What OEM and EMS buyers should do now
Memory procurement in 2026 should be managed more actively than in a normal cycle. Buyers should not wait until the production build is urgent before checking availability. For memory-heavy products, the procurement team should review approved part numbers, acceptable alternatives, date code requirements and risk categories early.
| Buyer action | Why it matters |
|---|---|
| Confirm exact full part number | Memory suffix, package, density, temperature grade and revision can affect compatibility. |
| Check quote validity | In a rising market, prices may change quickly and old quotes may not remain executable. |
| Separate contract and spot needs | Long-term production and urgent spot buys require different sourcing strategies. |
| Review approved alternatives | Second-source options reduce risk if one brand or density becomes tight. |
| Verify packaging and date code | Memory is sensitive to storage condition, moisture control and batch traceability. |
| Plan safety stock carefully | Excessive speculation is risky, but zero buffer may create production stoppage risk. |
Selected memory stock reference
The following part numbers are provided as a sourcing reference format. Availability, date code and quantity should be reconfirmed before any transaction because memory market conditions can change quickly.
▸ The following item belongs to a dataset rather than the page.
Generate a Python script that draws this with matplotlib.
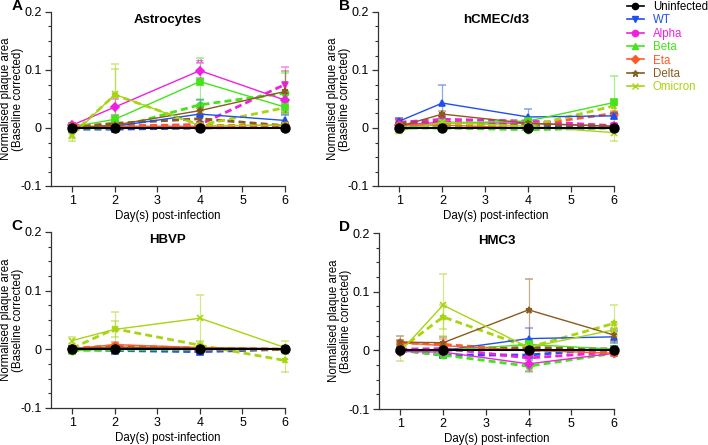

| Brand | Part number | Date code | Quantity |
|---|---|---|---|
| Micron | MT40A512M16TD-062E AAT:R | 25+ | 14,000 |
| Micron | MT25QL512ABB8E12-0SIT | 25+ | 6,000 |
| Nanya | NT6AN256T32AV-J2 | 21+ | 20,000 |
| SK hynix | H5TQ4G63EFR-TECR | 23+ | 4,000 |
| SK hynix | H5AN8G6NCJR-XNI | 2230+ | 1,705 |
| SK hynix | H5CG48AGBDX018N | 25+ | 6,400 |
| SK hynix | H5ANAG8NCJR-XNC | 23+ | 6,400 |
| SanDisk | SDINBDG4-8G | To be confirmed | 6,080 |
| SanDisk | SDINBDA2-16G | To be confirmed | 4,560 |
| SanDisk | SDINBDG4-16G | To be confirmed | 4,560 |
| SanDisk | SDINBDV4-32GT | To be confirmed | 6,080 |
| Samsung | KLM8G1GEUF-B04P057 | 25+ | 4,480 |
| Samsung | KLM8G1GEUF-B04Q057 | 25+ | 5,600 |
| Samsung | K4A4G165WF-BCTD | 25+ | 10,080 |
| Samsung | K4A8G165WG-BCWE000 | 25+ | 10,080 |
| Samsung | K4AAG165WC-BCWE000 | 25+ | 5,120 |
| Micron | MT41K256M16TW-107:P | 25+ | 14,408 |
| Micron | MT41K64M16TW-107 AIT:J TR | 25+ | 42,000 |
| Micron | MT48LC16M16A2P-6A IT:G | 25+ | 11,880 |
| Micron | MT53E1536M32D4DE-046 WT:C TR | 25+ | 2,000 |
| Micron | MT53E512M32D1ZW-046BIT:B | 25+ | 4,414 |
| Micron | MT62F768M64D4CZ-023 AIT:C | 25+ | 1,020 |
Conclusion: memory is in a seller-driven cycle, but cycles still matter
AI-driven demand has created a powerful new growth engine for high-end memory. HBM, server DRAM and advanced data center memory are absorbing capacity and pushing memory suppliers to prioritize higher-margin markets. This makes the current cycle feel different from a normal consumer electronics recovery.
However, memory has always been a cyclical industry. Prices can rise quickly when demand exceeds supply, but they can also fall quickly once new capacity, new technology nodes or weaker terminal demand changes the balance. The 2018 memory super-cycle is a reminder that high prices can encourage aggressive capacity expansion, which may eventually lead to oversupply.
For terminal manufacturers, the immediate challenge is not the long-term theory. It is survival in a cost squeeze: do they raise prices and risk weaker demand, or absorb the cost and sacrifice margin? For buyers, the best response is disciplined sourcing, early planning, strict verification and realistic price expectations.